NASA Will Shut Down the Spitzer Space Telescope Thursday
NASA’s Spitzer Space Telescope has been an essential tool in understanding the cosmos for the last 16 years, but it’s about to take its final bow. Spitzer still works, but the cost of operating it is getting too high to justify the scientific return. NASA will shut down the observatory on Jan. 30, paving the way for new projects like the long-delayed James Webb Space Telescope.
Spitzer launched in 2003 aboard a Delta 2 rocket, eventually taking up a position 160 million miles (260 million kilometers) from Earth in orbit of the sun. This is one of NASA’s “Great Observatories” along with Hubble, the Chandra X-ray Observatory, and the Compton Gamma Ray Observatory. You probably haven’t heard much about that last one because Compton suffered a hardware failure and was deorbited 20 years ago. Chandra and Hubble are still operational, so Spitzer will be the first Great Observatory to go dark because of budgetary concerns.
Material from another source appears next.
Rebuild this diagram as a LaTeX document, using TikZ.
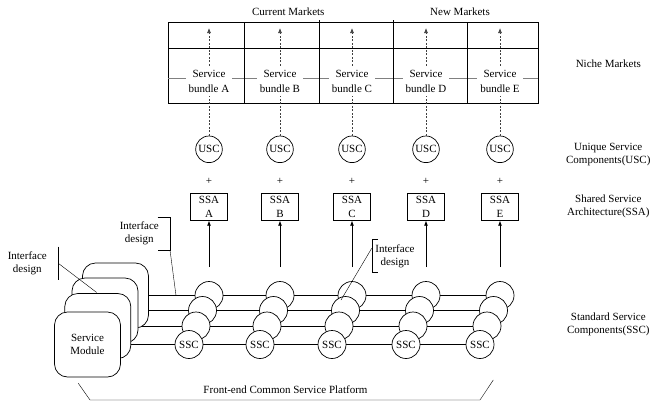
\documentclass[tikz,border=0pt]{standalone}
\usepackage{fontspec}
\setmainfont{Liberation Serif}
\usetikzlibrary{arrows.meta}
\pgfdeclarelayer{background}
\pgfsetlayers{background,main}
\begin{document}
\begin{tikzpicture}[x=1pt,y=-1pt,line width=0.7pt,font=\fontsize{11}{13}\selectfont]
\tikzset{
 lbl/.style={align=center, inner sep=0pt},
 uscnode/.style={circle, draw, fill=white, minimum size=26.6pt, inner sep=0pt},
 sscnode/.style={circle, draw, fill=white, minimum size=28pt, inner sep=0pt},
 ssabox/.style={draw, minimum width=36.7pt, minimum height=26.7pt, align=center, inner sep=0pt, font=\fontsize{11}{13.3}\selectfont},
 bundle/.style={fill=white, align=center, inner sep=3pt, font=\fontsize{11}{15.5}\selectfont},
 modbox/.style={draw, fill=white, rounded corners=13pt, minimum width=66pt, minimum height=65pt, align=center, inner sep=0pt},
 tipped/.style={-{Latex[length=5pt,width=4pt]}},
 dsh/.style={dash pattern=on 2pt off 1.5pt, draw=black!75},
}
\useasboundingbox (0,0) rectangle (656,407);

% top table
\draw (168,22.7) rectangle (538,103);
\draw (168,48.3) -- (538,48.3);
\draw[gray] (168,78) -- (538,78);
\draw (244.3,22.7) -- (244.3,103);
\draw (319.3,20) -- (319.3,103);
\draw (393.3,20) -- (393.3,103);
\draw (467.3,22.7) -- (467.3,103);
\node[lbl] (cur) at (288.3,11.7) {Current Markets};
\node[lbl] (new) at (460,11.7) {New Markets};

% right labels
\node[lbl] (niche) at (608.3,64) {Niche Markets};
\node[lbl] (uscl) at (608.3,155) {Unique Service\\Components(USC)};
\node[lbl] (ssal) at (608.3,206) {Shared Service\\Architecture(SSA)};
\node[lbl] (sscl) at (608.3,324.5) {Standard Service\\Components(SSC)};

% columns
\foreach \x/\l in {209/A,280/B,352/C,426/D,500/E}{
  \node[uscnode] (usc\l) at (\x,149.3) {USC};
  \coordinate (tip\l) at (\x,28);
  \draw[dsh,tipped] (usc\l) -- (tip\l);
  \node[bundle] (sb\l) at (\x,81.5) {Service\\bundle \l};
  \node[lbl] (plus\l) at (\x,181) {+};
  \node[ssabox] (ssa\l) at (\x,207) {SSA\\\l};
  \coordinate (ss\l) at (\x,267);
  \draw[tipped] (ss\l) -- (ssa\l);
}

% service module stack
\node[modbox] (box3) at (115.5,295.5) {};
\node[modbox] (box2) at (105,310.5) {};
\node[modbox] (box1) at (97.8,326) {};
\node[modbox] (box0) at (87.5,344.5) {Service\\Module};

% SSC circles, back to front
\foreach \r/\dx/\y in {3/0/295.5,2/-6.5/310.5,1/-13/326}{
  \foreach \x/\l in {209/A,280/B,352/C,426/D,500/E}{
    \node[sscnode] (c\r\l) at (\x+\dx,\y) {};
  }
}
\foreach \x/\l in {209/A,280/B,352/C,426/D,500/E}{
  \node[sscnode] (c0\l) at (\x-20,344.5) {SSC};
}

% horizontal links
\begin{pgfonlayer}{background}
\foreach \r in {0,1,2,3}{
  \draw (box\r) -- (c\r A) -- (c\r B) -- (c\r C) -- (c\r D) -- (c\r E);
}
\end{pgfonlayer}

% interface design labels
\node[lbl] (if1) at (27.3,263.7) {Interface\\design};
\coordinate (if1a) at (58.3,246.7);
\coordinate (if1b) at (58.3,280);
\coordinate (if1m) at (58.3,263.3);
\coordinate (if1e) at (96.7,292.5);
\draw (if1a) -- (if1b);
\draw (if1m) -- (if1e);

\node[lbl] (if2) at (139.3,233.7) {Interface\\design};
\coordinate (if2a) at (157.7,216.7);
\coordinate (if2b) at (170,216.7);
\coordinate (if2c) at (170,250);
\coordinate (if2d) at (157.7,250);
\coordinate (if2e) at (176,295.5);
\draw (if2a) -- (if2b) -- (if2c) -- (if2d);
\draw (if2c) -- (if2e);

\node[lbl] (if3) at (395,256.7) {Interface\\design};
\coordinate (if3a) at (378,239.3);
\coordinate (if3b) at (371.7,239.3);
\coordinate (if3c) at (371.7,271.7);
\coordinate (if3d) at (378,271.7);
\coordinate (if3m) at (371.7,248.3);
\coordinate (if3e) at (341,300);
\draw (if3a) -- (if3b) -- (if3c) -- (if3d);
\draw (if3m) -- (if3e);

% platform bracket
\node[lbl] (plat) at (285.5,389.3) {Front-end Common Service Platform};
\coordinate (p1) at (78.3,383.3);
\coordinate (p2) at (90,400);
\coordinate (p3) at (480,400);
\coordinate (p4) at (493.3,380);
\draw (p1) -- (p2) -- (p3) -- (p4);
\end{tikzpicture}
\end{document}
NASA made the decision to end Spitzer’s mission after reviewing a 2016 report that ranked six major astrophysics missions by the value of the data. Spitzer ended up at the bottom, so NASA announced its intention to shut down the mission in 2019. The telescope has been gathering data right up until the end, and scientists will still be making discoveries with that data for years to come.
NASA plans to retrieve the last of Spitzer’s observations today (Jan. 29) before shutting the instrument down on Thursday. The team will transmit a command to the telescope instructing it to go into safe mode. It will go into a “sun coning” attitude and remain there indefinitely.
NASA spent $11 million on Spitzer in 2018, which is down from the $17 million it spent in 2014. The telescope is still useful, too. It has a 33.5-inch primary mirror that focuses light on an array of infrared detectors. Over the years, NASA has used Spitzer to spot a previously unknown ring of Saturn, study some of the earliest stars in the universe, and even detect exoplanets. In fact, Spitzer discovered five of the seven known planets in the TRAPPIST-1 solar system.
The nail in Spitzer’s coffin is the impending launch of the James Webb Space Telescope, which also has advanced infrared imaging capabilities. The Webb telescope’s mirror is 50 times larger than Spitzer’s, allowing it to observe much fainter objects. Getting this instrument launched has been a challenge, to say the least. After years of delays and budget overruns, NASA hopes to deploy the James Webb Space Telescope in early 2021. It has already spent about $10 billion building the telescope, much more than the $1.36 billion total cost of the Spitzer mission. Hopefully, it proves to be a worthwhile investment.